Serra conclude l’articolo citando il caso dell’artigiano toscano che solo dopo molto tempo riesce a cedere la sua attività ad un ragazzo di origine rumena, l’unico ad accettare la sfida della bottega di sarto. Parla dunque del triste destino dei vecchi mestieri in Italia, un tempo patria di inimitabili artigiani ed artisti, che oggi è in mano a noi ragazzi, al quale tuttavia non prestiamo la dovuta attenzione proprio perché attratti dal bagliore effimero della luce dei riflettori, tentati dal successo e dalla popolarità effimeri. E non si tratta di “cogliere l’attimo” sfondando (ammesso che succeda) nel mondo della televisione per il quale l’uno è esattamente uguale all’altro, ma di lasciarselo sfuggire per occasioni veramente rilevanti per se stessi e per la comunità.
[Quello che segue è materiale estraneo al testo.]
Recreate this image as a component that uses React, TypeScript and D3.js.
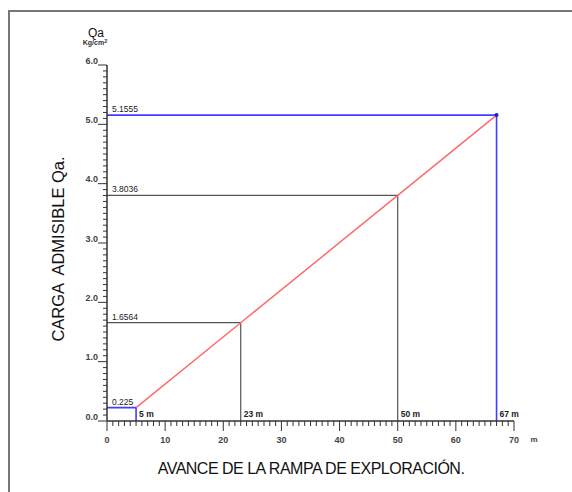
import React from 'react';
import * as d3 from 'd3';

// Avance (m) y carga admisible Qa (Kg/cm2)
const distances = [5, 23, 50, 67];
const loads = [0.225, 1.6564, 3.8036, 5.1555];
const loadLabels = ['0.225', '1.6564', '3.8036', '5.1555'];
const distLabels = ['5 m', '23 m', '50 m', '67 m'];
const xTickLabels = ['0', '10', '20', '30', '40', '50', '60', '70'];
const yTickLabels = ['0.0', '1.0', '2.0', '3.0', '4.0', '5.0', '6.0'];

const font = '"Liberation Sans", Arial, sans-serif';

const App = () => {
  const width = 572;
  const height = 492;

  const x = d3.scaleLinear().domain([0, 70]).range([107, 514]);
  const y = d3.scaleLinear().domain([0, 6]).range([421, 65]);

  const points = distances.map((d, i) => ({ d, q: loads[i] }));
  const line = d3
    .line<{ d: number; q: number }>()
    .x((p) => x(p.d))
    .y((p) => y(p.q));

  const guideColor = (i: number) =>
    i === 0 || i === distances.length - 1 ? '#3f3fff' : '#555';

  const xMinor = x.ticks(70);
  const yMinor = y.ticks(60);

  return (
    <svg
      width={width}
      height={height}
      style={{ position: 'absolute', left: 0, top: 0, background: '#fff' }}
      fontFamily={font}
    >
      {/* marco */}
      <path d="M9,492 V11 H572" fill="none" stroke="#777" strokeWidth={2} />

      {/* lineas guia */}
      {points.map((p, i) => (
        <path
          key={'g' + i}
          d={`M${x(0)},${y(p.q)} H${x(p.d)} V${y(0)}`}
          fill="none"
          stroke={guideColor(i)}
          strokeWidth={i === 0 || i === 3 ? 1.6 : 1.2}
        />
      ))}

      {/* recta de carga */}
      <path d={line(points) || ''} fill="none" stroke="#ff6b6b" strokeWidth={1.5} />
      <circle cx={x(67)} cy={y(5.1555)} r={2} fill="#2020c0" />

      {/* eje Y */}
      <line x1={x(0)} x2={x(0)} y1={y(0)} y2={y(6)} stroke="#333" strokeWidth={1.5} />
      {yMinor.map((v, i) => (
        <line
          key={'yt' + i}
          x1={x(0)}
          x2={x(0) - (i % 10 === 0 ? 9 : 4)}
          y1={y(v)}
          y2={y(v)}
          stroke="#333"
          strokeWidth={1}
        />
      ))}
      {yTickLabels.map((t, i) => (
        <text
          key={'yl' + i}
          x={x(0) - 9}
          y={y(i) - 1.5}
          textAnchor="end"
          fontSize={9}
          fontWeight="bold"
          fill="#444"
        >
          {t}
        </text>
      ))}

      {/* eje X */}
      <line x1={x(0)} x2={x(70)} y1={y(0)} y2={y(0)} stroke="#333" strokeWidth={1.5} />
      {xMinor.map((v, i) => (
        <line
          key={'xt' + i}
          x1={x(v)}
          x2={x(v)}
          y1={y(0)}
          y2={y(0) + (i % 10 === 0 ? 10 : 5)}
          stroke="#333"
          strokeWidth={1}
        />
      ))}
      {xTickLabels.map((t, i) => (
        <text
          key={'xl' + i}
          x={x(i * 10)}
          y={y(0) + 22}
          textAnchor="middle"
          fontSize={9}
          fontWeight="bold"
          fill="#444"
        >
          {t}
        </text>
      ))}
      <text x={x(70) + 20} y={y(0) + 21} textAnchor="middle" fontSize={8} fontWeight="bold" fill="#444">
        m
      </text>

      {/* etiquetas de valores */}
      {points.map((p, i) => (
        <g key={'lab' + i}>
          <text x={x(0) + 5} y={y(p.q) - 3} fontSize={8.5} fill="#222">
            {loadLabels[i]}
          </text>
          <text x={x(p.d) + 3} y={y(0) - 4} fontSize={8.5} fontWeight="bold" fill="#222">
            {distLabels[i]}
          </text>
        </g>
      ))}

      {/* titulos */}
      <text x={96} y={37} textAnchor="middle" fontSize={12} fill="#111">
        Qa
      </text>
      <text x={95} y={45} textAnchor="middle" fontSize={7} fontWeight="bold" fill="#333">
        Kg/cm
        <tspan dy={-2.5} fontSize={5.5}>2</tspan>
      </text>
      <text
        transform="translate(64,249) rotate(-90)"
        textAnchor="middle"
        fontSize={16.5}
        fill="#111"
        style={{ whiteSpace: 'pre' }}
      >
        {'CARGA  ADMISIBLE Qa.'}
      </text>
      <text x={311} y={474} textAnchor="middle" fontSize={16} fill="#111" letterSpacing={-0.5}>
        AVANCE DE LA RAMPA DE EXPLORACIÓN.
      </text>
    </svg>
  );
};

export default App;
Si parla di ragazzi con talenti che non appartengono loro, sprecandone altri veri, “più riposti ma scintillanti” e tuttavia non sufficientemente adatti per catturare l’attenzione del pubblico. Non direi di potermi riconoscere nei temi trattati nell’articolo, né di sentirli vicini alla mia personalità; questo perché non tendo a basare le mie aspirazioni ed ambizioni sull’esposizione (televisiva) di un mio ipotetico talento. Mi definirei maggiormente, piuttosto, qualcuno di adatto alle botteghe dell’arte dove si impara con l’errore, con la fatica, nell’ombra del maestro. 
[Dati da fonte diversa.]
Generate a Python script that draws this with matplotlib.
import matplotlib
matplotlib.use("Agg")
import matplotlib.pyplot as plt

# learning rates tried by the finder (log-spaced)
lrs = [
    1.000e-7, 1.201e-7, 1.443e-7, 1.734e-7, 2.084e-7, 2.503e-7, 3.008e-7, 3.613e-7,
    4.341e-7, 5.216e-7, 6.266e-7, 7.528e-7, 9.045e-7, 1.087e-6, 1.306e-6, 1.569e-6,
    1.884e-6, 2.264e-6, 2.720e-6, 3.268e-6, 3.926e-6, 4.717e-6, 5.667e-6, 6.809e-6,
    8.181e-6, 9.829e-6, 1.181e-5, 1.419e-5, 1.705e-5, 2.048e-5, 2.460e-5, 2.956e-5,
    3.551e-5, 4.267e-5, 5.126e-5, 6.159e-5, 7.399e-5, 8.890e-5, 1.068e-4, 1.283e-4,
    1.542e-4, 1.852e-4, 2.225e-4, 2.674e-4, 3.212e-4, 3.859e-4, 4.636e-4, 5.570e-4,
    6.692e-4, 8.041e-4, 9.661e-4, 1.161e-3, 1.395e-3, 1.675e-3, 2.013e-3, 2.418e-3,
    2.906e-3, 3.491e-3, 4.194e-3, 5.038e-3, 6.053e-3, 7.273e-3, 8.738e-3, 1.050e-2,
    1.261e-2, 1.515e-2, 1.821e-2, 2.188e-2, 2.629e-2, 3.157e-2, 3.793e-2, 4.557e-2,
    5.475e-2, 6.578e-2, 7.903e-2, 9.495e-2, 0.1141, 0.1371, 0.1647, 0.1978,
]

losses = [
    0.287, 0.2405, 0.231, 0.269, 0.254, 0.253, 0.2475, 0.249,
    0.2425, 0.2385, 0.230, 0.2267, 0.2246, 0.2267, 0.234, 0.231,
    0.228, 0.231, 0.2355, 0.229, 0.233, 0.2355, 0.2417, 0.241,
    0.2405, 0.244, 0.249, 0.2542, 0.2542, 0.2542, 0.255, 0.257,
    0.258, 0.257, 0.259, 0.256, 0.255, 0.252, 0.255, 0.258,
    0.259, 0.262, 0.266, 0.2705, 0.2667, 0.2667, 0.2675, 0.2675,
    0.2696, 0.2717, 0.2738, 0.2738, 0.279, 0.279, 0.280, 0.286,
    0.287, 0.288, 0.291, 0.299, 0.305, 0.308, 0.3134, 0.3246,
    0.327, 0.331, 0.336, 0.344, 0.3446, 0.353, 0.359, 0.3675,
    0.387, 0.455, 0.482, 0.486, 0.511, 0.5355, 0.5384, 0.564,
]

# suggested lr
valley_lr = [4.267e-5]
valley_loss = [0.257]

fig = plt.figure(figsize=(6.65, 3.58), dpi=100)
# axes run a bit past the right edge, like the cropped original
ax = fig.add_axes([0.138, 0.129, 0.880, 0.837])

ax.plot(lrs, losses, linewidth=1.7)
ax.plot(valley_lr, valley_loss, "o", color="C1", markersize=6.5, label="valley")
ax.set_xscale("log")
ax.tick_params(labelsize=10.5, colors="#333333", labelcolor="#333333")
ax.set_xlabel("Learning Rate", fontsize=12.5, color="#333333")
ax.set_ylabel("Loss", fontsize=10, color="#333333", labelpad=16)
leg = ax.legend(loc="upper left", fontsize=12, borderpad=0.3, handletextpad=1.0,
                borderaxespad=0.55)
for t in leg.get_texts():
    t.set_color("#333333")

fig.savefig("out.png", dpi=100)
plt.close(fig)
L’ultima frase dell’articolo cita: “Non c’è abbastanza ombra, sotto i riflettori, per conoscere se stessi”; questa frase esprime con franchezza la realtà odierna, che lascia i riflettori a chi non conosce se stesso né i propri talenti volendo tuttavia affrontare il palco come se fosse una cosa da poco, per la quale non occorrono specifiche doti. È l’ingenuità dell’essere superficiali che attrae il pubblico ai nostri giorni. È la filosofia della frettolosità e della disattenzione a prevalere tra la gente, oggi. È come se nessuno si aspettasse più di avere a che fare con persone degne di essere sul palco, come se non contasse nulla. Per conoscersi servono tempo, umiltà e silenzio, serve crescere nell’”oscuro apprendistato”, allora sì che ci saranno le "stelle" interiori pronte a brillare e ad essere osservate. Fino ad allora, tutti saranno “concentrati” a fissare il prossimo anonimo concorrente entrare in scena, privato del tempo necessario per curare la propria esibizione e costretto ad esibire quanto in suo potere, lì ed in quel preciso momento.